I told my mom how lovely each of their rooms was and how envious I was, due to the fact that since my earliest memories my room has never stayed free of mess for even a single week. These perfect rooms, my mother explained, were due to a book the mother of the girls had read,  the methods of which she had employed. Though my mother knows that suggesting book titles to me mid–school year is similar to telling my brother to get a life, she took a chance and went for it. “The Life Changing Magic of Tidying Up” by Marie Kondo is a best seller and will land you on a week long wait list if you wish to check it out from the library. This is just enough time to cope with the fact that as a high school student you are already reading a self-help book. Clean rooms and unassigned reading material are two things that are usually not points of interest for many kids our age. But the rooms of the two young girls were just so beautiful.

I read the whole book cover to cover on a Tuesday: between classes, at lunch, before and after school, and even in the car. I am by no means a fast reader. I have never been the first to finish a reading in class, nor second, third or probably fourth. I do not have a particular passion for cleaning either. I never make my bed, and I hate doing laundry. That being said, I am completely confident in saying that this book did change my life. Kondo makes eloquent statements in her book such as, “The question of what you want to own is actually the question of how you want to live your life.” These ideas will transform your living space as well as your way of thinking about it. The book suggests that “the best way to choose what to keep and what to throw away is to take each item in one’s hand and ask: ‘Does this spark joy?’ If it does, keep it. If not, dispose of it.”

This approach to your belongings will transform your room into a you–centric wonderland of positivity and beauty (in your own eyes at least). Do not go into this book expecting Kondo will teach you the secret to folding all of those ugly T–shirts you can’t throw away into a shape that fits 10 times as many into your drawer. This book is a physical, as well as mental, journey. Not only will it teach you to create and maintain a clean living environment, but also one which will help you become the best possible you.

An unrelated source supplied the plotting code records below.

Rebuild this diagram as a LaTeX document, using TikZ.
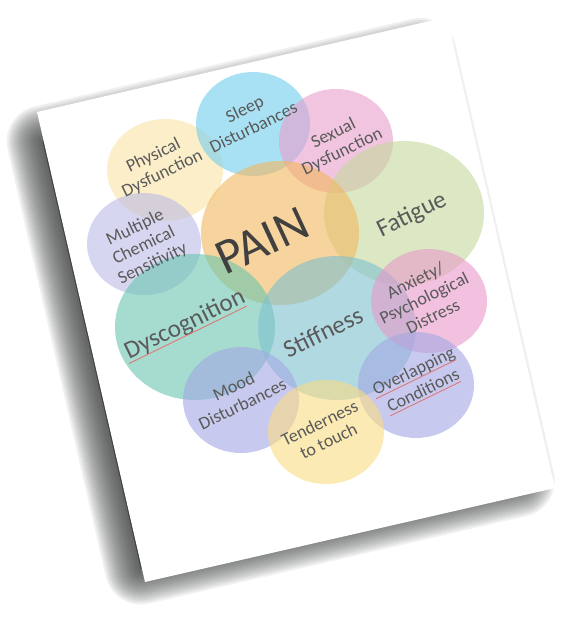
\documentclass[tikz,border=0pt]{standalone}
\usepackage{fontspec}
\setmainfont{Carlito}
\definecolor{cSleep}{RGB}{112,205,238}
\definecolor{cSex}{RGB}{233,157,203}
\definecolor{cPhys}{RGB}{250,228,165}
\definecolor{cPain}{RGB}{243,183,93}
\definecolor{cFat}{RGB}{197,217,157}
\definecolor{cMcs}{RGB}{187,187,230}
\definecolor{cDys}{RGB}{105,198,175}
\definecolor{cStiff}{RGB}{125,192,208}
\definecolor{cAnx}{RGB}{233,152,202}
\definecolor{cOver}{RGB}{162,168,227}
\definecolor{cMood}{RGB}{162,168,227}
\definecolor{cTend}{RGB}{250,220,130}
\definecolor{txtgray}{RGB}{90,90,90}
\definecolor{paingray}{RGB}{64,64,64}
\definecolor{shadowgray}{RGB}{50,52,52}
\definecolor{ulred}{RGB}{222,120,120}
\begin{document}
\begin{tikzpicture}[x=1pt,y=-1pt,
  bub/.style={fill=#1,fill opacity=0.6,draw=none},
  lbl/.style={text=txtgray,font=\fontsize{18}{20}\selectfont,align=center,rotate=26,inner sep=0pt},
  biglbl/.style={text=txtgray,font=\fontsize{25}{28}\selectfont,rotate=26,inner sep=0pt},
  painlbl/.style={text=paingray,font=\fontsize{50}{55}\selectfont,rotate=25,inner sep=0pt},
  redline/.style={draw=ulred,line width=0.9pt},
  shadowlayer/.style={fill=shadowgray,draw=shadowgray,opacity=0.075,line width=#1,line join=round}]
\useasboundingbox (0,0) rectangle (587,631);
% paper shadow (soft, towards lower left)
\foreach \w in {72,68,...,4}
  \path[shadowlayer=\w pt] (42.7,141.5) -- (420.6,53.8) -- (518.7,480.8) -- (140.8,568.5) -- cycle;
% paper
\coordinate (tl) at (37,112);
\coordinate (tr) at (447,17);
\coordinate (br) at (555,488);
\coordinate (bl) at (145,582);
\fill[white] (tl) -- (tr) -- (br) -- (bl) -- cycle;
% bubbles
\fill[bub=cPhys]  (165,170) ellipse [x radius=58, y radius=51];
\fill[bub=cSleep] (253,124) ellipse [x radius=57, y radius=52];
\fill[bub=cSex]   (336,141) ellipse [x radius=57, y radius=52];
\fill[bub=cFat]   (404,213) ellipse [x radius=80, y radius=72];
\fill[bub=cMcs]   (144,244) ellipse [x radius=57, y radius=51];
\fill[bub=cPain]  (280,233) ellipse [x radius=79, y radius=72];
\fill[bub=cDys]   (195,327) ellipse [x radius=80, y radius=73];
\fill[bub=cStiff] (337,328) ellipse [x radius=79, y radius=72];
\fill[bub=cAnx]   (429,301) ellipse [x radius=58, y radius=52];
\fill[bub=cOver]  (416,385) ellipse [x radius=58, y radius=53];
\fill[bub=cMood]  (241,400) ellipse [x radius=58, y radius=53];
\fill[bub=cTend]  (326,432) ellipse [x radius=58, y radius=52];
% labels
\node[lbl] (tsleep) at (249,118) {Sleep\\Disturbances};
\node[lbl] (tsex) at (338,143) {Sexual\\Dysfunction};
\node[lbl] (tphys) at (158,165) {Physical\\Dysfunction};
\node[painlbl] (tpain) at (262,241) {PAIN};
\node[biglbl] (tfat) at (412,215) {Fatigue};
\node[lbl] (tmcs) at (144,246) {Multiple\\Chemical\\Sensitivity};
\node[biglbl] (tdys) at (185,325) {Dyscognition};
\node[biglbl] (tstiff) at (323,332) {Stiffness};
\node[lbl] (tanx) at (424,298) {Anxiety/\\Psychological\\Distress};
\node[lbl] (tov1) at (414,372) {Overlapping};
\node[lbl] (tov2) at (423,390) {Conditions};
\node[lbl] (tmood) at (238,395) {Mood\\Disturbances};
\node[lbl] (ttend) at (324,432) {Tenderness\\to touch};
% spell-check underlines
\draw[redline] ([yshift=-4pt]tdys.base west) -- ([yshift=-4pt]tdys.base east);
\draw[redline] ([yshift=-3pt]tov1.base west) -- ([yshift=-3pt]tov1.base east);
\draw[redline] ([yshift=-3pt]tov2.base west) -- ([yshift=-3pt]tov2.base east);
\end{tikzpicture}
\end{document}
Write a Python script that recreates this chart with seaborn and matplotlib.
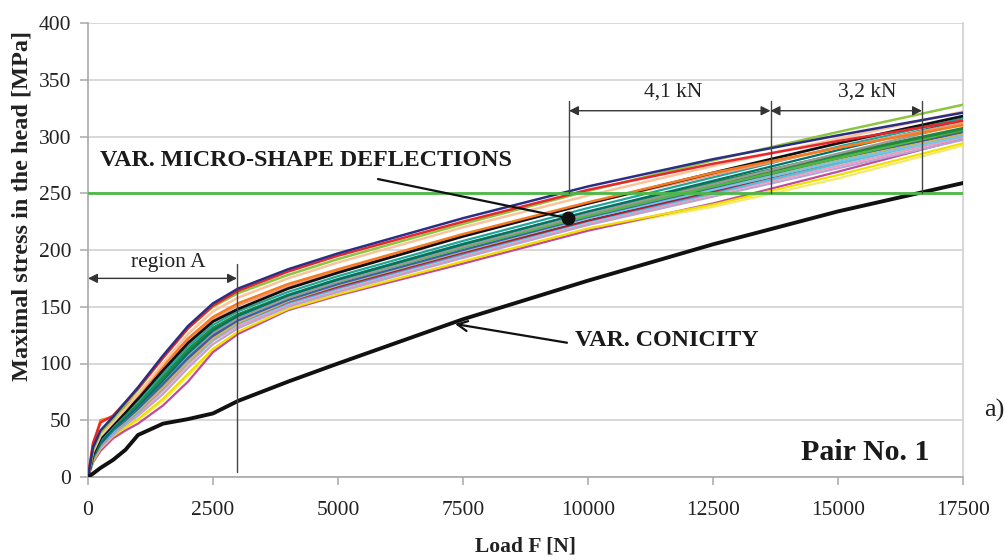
import numpy as np
import pandas as pd
import matplotlib
matplotlib.use("Agg")
import matplotlib.pyplot as plt
import seaborn as sns

# ---------------- data ----------------
load_N = [0, 100, 250, 500, 750, 1000, 1500, 2000, 2500, 3000, 4000, 5000, 7500, 10000, 12500, 15000, 17500]

conicity = [0, 3, 8, 15, 24, 37, 47, 51, 56, 67, 84, 100, 139, 173, 205, 234, 259]

m_navy      = [0, 26, 41, 53, 66, 79, 107, 133, 153, 166, 183, 197, 228, 256, 280, 301, 321]
m_red       = [0, 30, 48, 54, 66, 78, 105, 131, 151, 164, 181, 195, 225, 253, 276, 296, 314]
m_lightgrn  = [0, 24, 39, 51, 64, 77, 105, 131, 150, 162, 178, 192, 223, 252, 279, 304, 328]
m_peach     = [0, 22, 36, 48, 60, 73, 100, 126, 146, 158, 175, 189, 220, 248, 274, 298, 322]
m_orange    = [0, 28, 50, 53, 62, 72, 98, 122, 141, 153, 170, 183, 214, 242, 268, 290, 310]
m_black     = [0, 20, 34, 46, 57, 69, 94, 118, 137, 148, 166, 180, 212, 241, 268, 294, 318]
m_teal      = [0, 20, 33, 45, 56, 67, 91, 115, 134, 146, 163, 177, 208, 237, 264, 291, 316]
m_darkgrn   = [0, 19, 32, 44, 54, 64, 88, 112, 131, 143, 160, 174, 205, 233, 259, 284, 307]
m_green     = [0, 18, 31, 43, 53, 63, 86, 110, 129, 141, 158, 172, 202, 230, 256, 281, 306]
m_lightblue = [0, 17, 29, 41, 51, 60, 82, 106, 126, 139, 157, 170, 200, 228, 253, 278, 300]
m_gray      = [0, 19, 31, 42, 52, 62, 85, 108, 127, 140, 158, 172, 203, 232, 258, 285, 311]
m_purple    = [0, 16, 28, 40, 49, 58, 79, 103, 123, 136, 154, 167, 197, 226, 251, 280, 305]
m_maroon    = [0, 17, 30, 41, 50, 59, 80, 104, 124, 137, 155, 168, 198, 226, 252, 278, 304]
m_pink      = [0, 15, 27, 38, 47, 56, 76, 99, 120, 133, 151, 164, 194, 223, 249, 274, 299]
m_magenta   = [0, 13, 23, 34, 41, 47, 63, 84, 110, 126, 147, 160, 188, 217, 241, 269, 298]
m_yellow    = [0, 14, 25, 36, 44, 51, 69, 91, 113, 128, 148, 161, 190, 219, 240, 266, 294]
m_lavender  = [0, 15, 26, 37, 46, 54, 73, 96, 117, 131, 150, 163, 193, 222, 247, 272, 297]
m_cyan      = [0, 16, 27, 39, 48, 57, 78, 101, 121, 135, 153, 166, 196, 225, 250, 276, 301]
m_darkteal  = [0, 18, 30, 42, 52, 62, 85, 109, 129, 142, 160, 174, 205, 234, 261, 288, 314]
m_blue      = [0, 17, 29, 41, 50, 60, 82, 105, 125, 138, 156, 170, 200, 229, 255, 281, 304]
m_khaki     = [0, 16, 28, 40, 49, 58, 79, 102, 122, 136, 155, 169, 199, 228, 254, 279, 302]
m_salmon    = [0, 21, 35, 47, 58, 70, 96, 120, 139, 151, 168, 182, 213, 241, 266, 290, 312]
m_olive     = [0, 19, 32, 43, 53, 63, 87, 111, 130, 142, 160, 173, 204, 232, 257, 282, 305]
m_paleyel   = [0, 13, 24, 35, 43, 50, 67, 89, 111, 127, 147, 160, 189, 218, 238, 263, 292]

x_ticks = [0, 2500, 5000, 7500, 10000, 12500, 15000, 17500]
y_ticks = [0, 50, 100, 150, 200, 250, 300, 350, 400]
limit_stress = 250

micro_series = [
    ("m_paleyel", m_paleyel, "#f3e96a", 1.6),
    ("m_magenta", m_magenta, "#c04b9b", 1.6),
    ("m_yellow", m_yellow, "#f0e000", 1.6),
    ("m_pink", m_pink, "#f29ac0", 1.6),
    ("m_lavender", m_lavender, "#b9a3d1", 1.6),
    ("m_cyan", m_cyan, "#55c1d6", 1.6),
    ("m_purple", m_purple, "#8a63ab", 1.6),
    ("m_maroon", m_maroon, "#9b2335", 1.6),
    ("m_khaki", m_khaki, "#c9b46a", 1.6),
    ("m_lightblue", m_lightblue, "#72c7e7", 1.6),
    ("m_blue", m_blue, "#3a5fad", 1.6),
    ("m_olive", m_olive, "#5a7d2e", 1.6),
    ("m_green", m_green, "#4db848", 1.8),
    ("m_darkgrn", m_darkgrn, "#23893a", 2.4),
    ("m_gray", m_gray, "#9a9a9a", 1.6),
    ("m_darkteal", m_darkteal, "#00736a", 1.6),
    ("m_teal", m_teal, "#1fa59a", 1.6),
    ("m_salmon", m_salmon, "#f69679", 1.6),
    ("m_black", m_black, "#111111", 2.0),
    ("m_orange", m_orange, "#f47b20", 1.8),
    ("m_peach", m_peach, "#f9c49c", 1.8),
    ("m_lightgrn", m_lightgrn, "#8cc63f", 1.8),
    ("m_red", m_red, "#e8262b", 1.8),
    ("m_navy", m_navy, "#2b2e83", 1.8),
]

# ---------------- style ----------------
sns.set_theme(style="white")
plt.rcParams["font.family"] = ["Liberation Serif", "DejaVu Serif"]

fig = plt.figure(figsize=(10.06, 5.6), dpi=100)
ax = fig.add_axes([88 / 1006, 1 - 477 / 560, 875 / 1006, 454 / 560])

for name, vals, col, lw in micro_series:
    sns.lineplot(x=load_N, y=vals, color=col, lw=lw, ax=ax, zorder=3)

sns.lineplot(x=load_N, y=conicity, color="#111111", lw=2.8, ax=ax, zorder=4)

ax.axhline(limit_stress, color="#4cb848", lw=2.0, zorder=5)

ax.set_xlim(0, 17500)
ax.set_ylim(0, 400)
ax.set_xticks(x_ticks)
ax.set_yticks(y_ticks)
ax.set_xticklabels([str(v) for v in x_ticks])
ax.set_yticklabels([str(v) for v in y_ticks])

ax.yaxis.grid(True, color="#d6d6d6", lw=1.3, zorder=0)
ax.xaxis.grid(False)
ax.set_axisbelow(True)
ax.spines["top"].set_visible(False)
ax.spines["left"].set_color("#a8a8a8")
ax.spines["bottom"].set_color("#a8a8a8")
ax.spines["right"].set_color("#d0d0d0")
for s in ["left", "bottom", "right"]:
    ax.spines[s].set_linewidth(1.2)

ax.tick_params(axis="both", direction="out", length=6, width=1.1, color="#a8a8a8",
               labelsize=15.5, labelcolor="#222222")
ax.tick_params(axis="x", pad=11)
ax.tick_params(axis="y", pad=6)
ax.tick_params(axis="both", which="both", bottom=True, left=True)

ax.set_xlabel("Load F [N]", fontsize=15.5, fontweight="bold", color="#222222")
ax.set_ylabel("Maximal stress in the head [MPa]", fontsize=17.5, fontweight="bold", color="#222222")
ax.xaxis.set_label_coords(0.5, -0.132)
ax.yaxis.set_label_coords(-0.063, 0.597)

# ---------------- annotations ----------------
dim_col = "#444444"
# region A
ax.plot([2980, 2980], [4, 188], color=dim_col, lw=1.0, zorder=6)
ax.annotate("", xy=(0, 175), xytext=(2980, 175),
            arrowprops=dict(arrowstyle="<|-|>", color="#333333", lw=1.0,
                            mutation_scale=14, shrinkA=0, shrinkB=0), zorder=6)
ax.text(1600, 189, "region A", ha="center", va="center", fontsize=15.5, color="#222222")

# 4,1 kN and 3,2 kN
for xv in [9620, 13650, 16680]:
    ax.plot([xv, xv], [250, 331], color=dim_col, lw=1.0, zorder=6)
ax.annotate("", xy=(9620, 322.7), xytext=(13650, 322.7),
            arrowprops=dict(arrowstyle="<|-|>", color="#333333", lw=1.0,
                            mutation_scale=14, shrinkA=0, shrinkB=0), zorder=6)
ax.annotate("", xy=(13650, 322.7), xytext=(16680, 322.7),
            arrowprops=dict(arrowstyle="<|-|>", color="#333333", lw=1.0,
                            mutation_scale=14, shrinkA=0, shrinkB=0), zorder=6)
ax.text(11700, 339, "4,1 kN", ha="center", va="center", fontsize=15.5, color="#222222")
ax.text(15580, 339, "3,2 kN", ha="center", va="center", fontsize=15.5, color="#222222")

# micro-shape label
ax.text(240, 279, "VAR. MICRO-SHAPE DEFLECTIONS", ha="left", va="center",
        fontsize=17.3, fontweight="bold", color="#1a1a1a")
ax.plot([5800, 9600], [262.5, 228], color="#111111", lw=1.6, zorder=7)
ax.plot([9600], [228], marker="o", ms=9, color="#111111", zorder=8)

# conicity label
ax.annotate("", xy=(7340, 134.8), xytext=(9580, 118.3),
            arrowprops=dict(arrowstyle="->", color="#111111", lw=1.6,
                            mutation_scale=18, shrinkA=0, shrinkB=0), zorder=7)
ax.text(9740, 120, "VAR. CONICITY", ha="left", va="center",
        fontsize=17.3, fontweight="bold", color="#1a1a1a")

ax.text(15540, 22, "Pair No. 1", ha="center", va="center",
        fontsize=21.5, fontweight="bold", color="#1a1a1a")

fig.text(0.9885, 1 - 410 / 560, "a)", ha="center", va="center", fontsize=19, color="#222222")

fig.savefig("out.png", dpi=100)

A book that promises to change not only your cleaning style but also you may seem intimidating at first. Kondo’s gentle suggestions, you will soon discover, are far from that. She will tell you things like “The true purpose of a gift is to be received,” in regard to letting go of things that you do not particularly enjoy but were given to you, a common source of clutter for the average teenager. Throughout the book she addresses any issue a person may have with giving or throwing away things that are no longer relevant.

“The space in which we live should be for the person we are becoming now, not for the person we were in the past,” she writes. This topic is very relevant for people of all ages, but even more so to the high school student who is changing the most rapidly on their journey to self- discovery.

Immediately after reading the book I transformed my room. I went through every storage space, dumped it out, then sorted it into two piles, those which sparked joy and those that did not. Previously I needed the top of my dresser, shelf, and underneath my bed to store things. After this I do not use any of those spaces. My table next to my bed is clean for the first time in years and my drawers are not overflowing. My room is a beautiful, clean, and happy place that I am relieved to return to after a long day of school and sports practice. I never lose my clothes at the bottom of drawers anymore, due to the suggested method of having all objects visible when the drawer is opened (no vertical stacking).
      I now make my bed regularly for the first time in my life. This book will transform your room, your tidying habits, your ways of thinking about tidying, and additional lessons which may extend to your world outside of your room.

“It is the same with people,” Kondo writes. “Not every person you meet in life will become a close friend or a lover. Some you will find hard to get along with or impossible to like. But these people, too, teach you the precious lesson of what you do like, so that you will appreciate those.”